Teach the child to focus her attention on the person who is talking. Speak to the child and wait expectantly for her to look up and focus her eyes on you. Do not begin speaking until you have her attention. If speaking to her does not capture her attention in a minute or so, touch her gently on the shoulder or arm. Do not remove your hand until she makes eye contact. If necessary, mute the television, pause the video game or otherwise interrupt any distraction.
With a small child, it may help to get down on the same level as the child. This may require you to sit on the floor or in a low chair. Getting down to the child's level is more effective than bringing the child up to your level. When you move to the child's level, it conveys that you are communicating with the child rather than at the child.
Once you have his attention, then begin to speak. State what you want or need in clear and direct terms. Maintain eye contact while you talk to him to ensure that he continues to listen. If his attention wanders, use verbal cues, close physical proximity or a light physical touch to bring his attention back to a focus on what you are saying.
Ask her if she has any questions or concerns about what you said. Give her ample opportunity to ask for and receive all of the clarification she needs. While she is speaking, model the same effective listening skills you are trying to teach her. Spend adequate time focusing your attention on her, listening and clarifying.
Provide verbal and nonverbal clues that communicate you are listening. Ask for and demonstrate the same behaviors to him. Require a nod, if no other response is given, so you are certain he is listening to you. Do not continue until you have received some acknowledgment.
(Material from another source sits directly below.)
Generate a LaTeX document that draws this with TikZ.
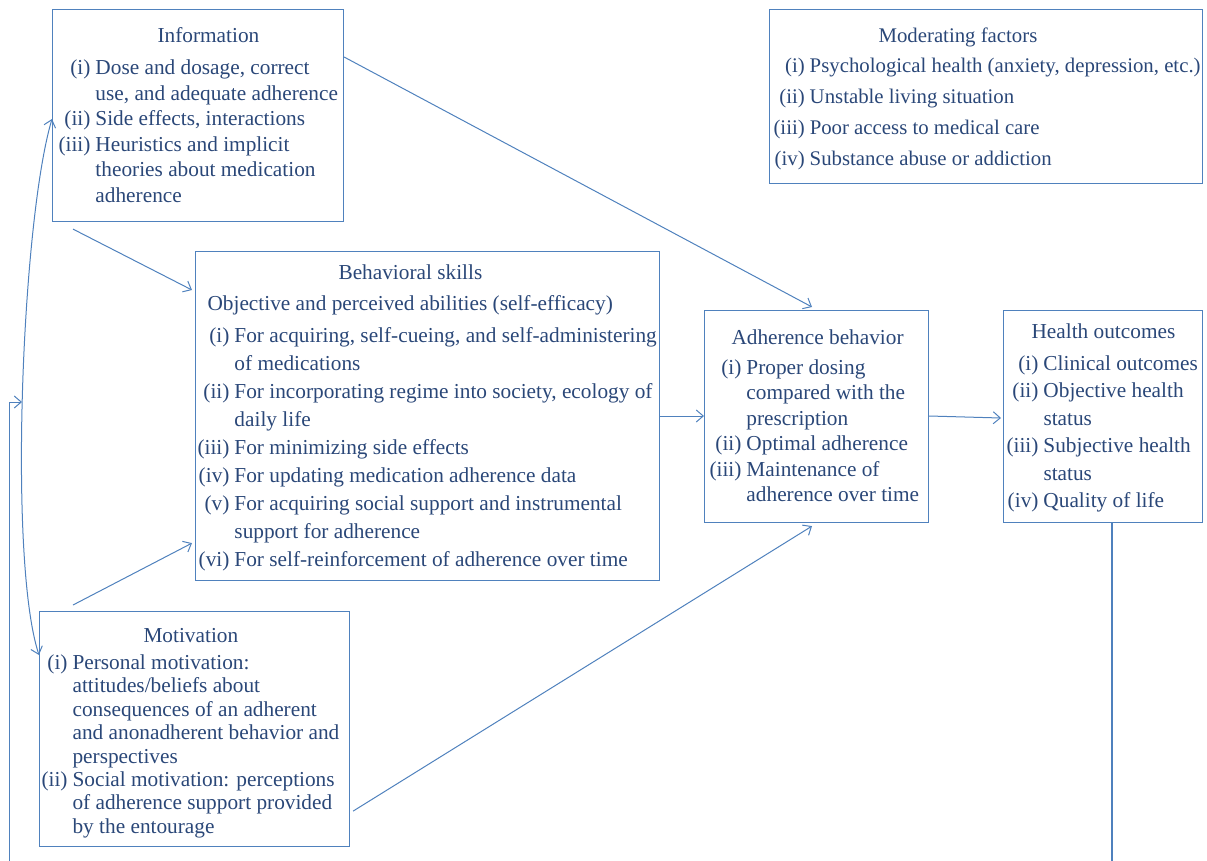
\documentclass[tikz,border=0pt]{standalone}
\usepackage{fontspec}
\setmainfont{Liberation Serif}
\usetikzlibrary{arrows.meta}
\definecolor{boxline}{HTML}{4F81BD}
\definecolor{boxtext}{HTML}{2A4778}

\begin{document}
\begin{tikzpicture}[x=1pt, y=-1pt,
	panel/.style={draw=boxline, line width=1.1pt, inner sep=0pt, anchor=north west, text=boxtext},
	link/.style={draw=boxline, line width=1pt, -{Straight Barb[length=7pt,width=12pt]}},
	twoway/.style={draw=boxline, line width=1pt, {Straight Barb[length=7pt,width=12pt]}-{Straight Barb[length=7pt,width=12pt]}}]
	\useasboundingbox (0,0) rectangle (1207,860);
	%boxes
	\node[panel] (info) at (52,9) {\begin{minipage}[t][212pt][t]{291pt}
		\fontsize{21.3}{25.5}\selectfont
		\rule{0pt}{33pt}\hspace*{105pt}Information\par\vspace{6.5pt}
		\hspace*{6pt}\begin{tabular}[t]{@{}r@{\hspace{5pt}}l@{}}
			(i) & Dose and dosage, correct\\
			& use, and adequate adherence\\
			(ii) & Side effects, interactions\\
			(iii) & Heuristics and implicit\\
			& theories about medication\\
			& adherence
		\end{tabular}
	\end{minipage}};
	\node[panel] (moder) at (769,9) {\begin{minipage}[t][174pt][t]{433pt}
		\fontsize{20.8}{31}\selectfont
		\rule{0pt}{33pt}\hspace*{109pt}Moderating factors\par\vspace{-1pt}
		\hspace*{4pt}\begin{tabular}[t]{@{}r@{\hspace{5pt}}l@{}}
			(i) & Psychological health (anxiety, depression, etc.)\\
			(ii) & Unstable living situation\\
			(iii) & Poor access to medical care\\
			(iv) & Substance abuse or addiction
		\end{tabular}
	\end{minipage}};
	\node[panel] (skills) at (195,251) {\begin{minipage}[t][329pt][t]{464pt}
		\fontsize{21.3}{28}\selectfont
		\rule{0pt}{28pt}\hspace*{143pt}Behavioral skills\par\vspace{3pt}
		\hspace*{12pt}Objective and perceived abilities (self-efficacy)\par\vspace{4pt}
		\hspace*{2pt}\begin{tabular}[t]{@{}r@{\hspace{5pt}}l@{}}
			(i) & For acquiring, self-cueing, and self-administering\\
			& of medications\\
			(ii) & For incorporating regime into society, ecology of\\
			& daily life\\
			(iii) & For minimizing side effects\\
			(iv) & For updating medication adherence data\\
			(v) & For acquiring social support and instrumental\\
			& support for adherence\\
			(vi) & For self-reinforcement of adherence over time
		\end{tabular}
	\end{minipage}};
	\node[panel] (adh) at (704,310) {\begin{minipage}[t][212pt][t]{224pt}
		\fontsize{21.3}{25.4}\selectfont
		\rule{0pt}{34pt}\hspace*{27pt}Adherence behavior\par\vspace{4.6pt}
		\hspace*{5pt}\begin{tabular}[t]{@{}r@{\hspace{5pt}}l@{}}
			(i) & Proper dosing\\
			& compared with the\\
			& prescription\\
			(ii) & Optimal adherence\\
			(iii) & Maintenance of\\
			& adherence over time
		\end{tabular}
	\end{minipage}};
	\node[panel] (health) at (1003,310) {\begin{minipage}[t][212pt][t]{199pt}
		\fontsize{21.3}{27.4}\selectfont
		\rule{0pt}{28pt}\hspace*{28pt}Health outcomes\par\vspace{4.6pt}
		\hspace*{3pt}\begin{tabular}[t]{@{}r@{\hspace{5pt}}l@{}}
			(i) & Clinical outcomes\\
			(ii) & Objective health\\
			& status\\
			(iii) & Subjective health\\
			& status\\
			(iv) & Quality of life
		\end{tabular}
	\end{minipage}};
	\node[panel] (motiv) at (39,611) {\begin{minipage}[t][235pt][t]{310pt}
		\fontsize{21.3}{23.4}\selectfont
		\rule{0pt}{31pt}\hspace*{104pt}Motivation\par\vspace{3.6pt}
		\hspace*{2pt}\begin{tabular}[t]{@{}r@{\hspace{5pt}}l@{}}
			(i) & Personal motivation:\\
			& attitudes/beliefs about\\
			& consequences of an adherent\\
			& and anonadherent behavior and\\
			& perspectives\\
			(ii) & Social motivation: perceptions\\
			& of adherence support provided\\
			& by the entourage
		\end{tabular}
	\end{minipage}};
	%arrows
	\draw[link] ([xshift=21pt,yshift=-7pt]info.south west) -- ([xshift=-3pt,yshift=-39pt]skills.north west);
	\draw[link] ([yshift=-48pt]info.north east) -- ([xshift=108pt,yshift=3pt]adh.north west);
	\draw[link] ([xshift=34pt,yshift=6pt]motiv.north west) -- ([xshift=-3pt,yshift=38pt]skills.south west);
	\draw[link] ([xshift=3pt,yshift=36pt]motiv.south east) -- ([xshift=108pt,yshift=-3pt]adh.south west);
	\draw[link] ([yshift=-165pt]skills.north east) -- ([yshift=-106pt]adh.north west);
	\draw[link] ([yshift=-106pt]adh.north east) -- ([xshift=-2pt,yshift=-108pt]health.north west);
	%feedback
	\coordinate (outfoot) at (1112,864);
	\coordinate (fbfoot) at (9,864);
	\coordinate (loopin) at (22,402);
	\draw[draw=boxline, line width=1.1pt] (health.south -| outfoot) -- (outfoot);
	\draw[link] (fbfoot) |- (loopin);
	\draw[twoway] ([yshift=-110pt]info.north west) .. controls (22,220) and (8,560) .. ([yshift=-44pt]motiv.north west);
\end{tikzpicture}
\end{document}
Ask the child to review what you have said by repeating it back to you in her own words. Listen carefully and restate any information that was not correctly understood. Once you have restated the information, ask for a second review. Repeat this step until you are sure the child understands what you want or need.
Model the behavior you want to see. Praise the child for appropriate responses. Remember, your child will learn what you do most often, not what you say. If you want the child to effectively listen to you, listen to the child.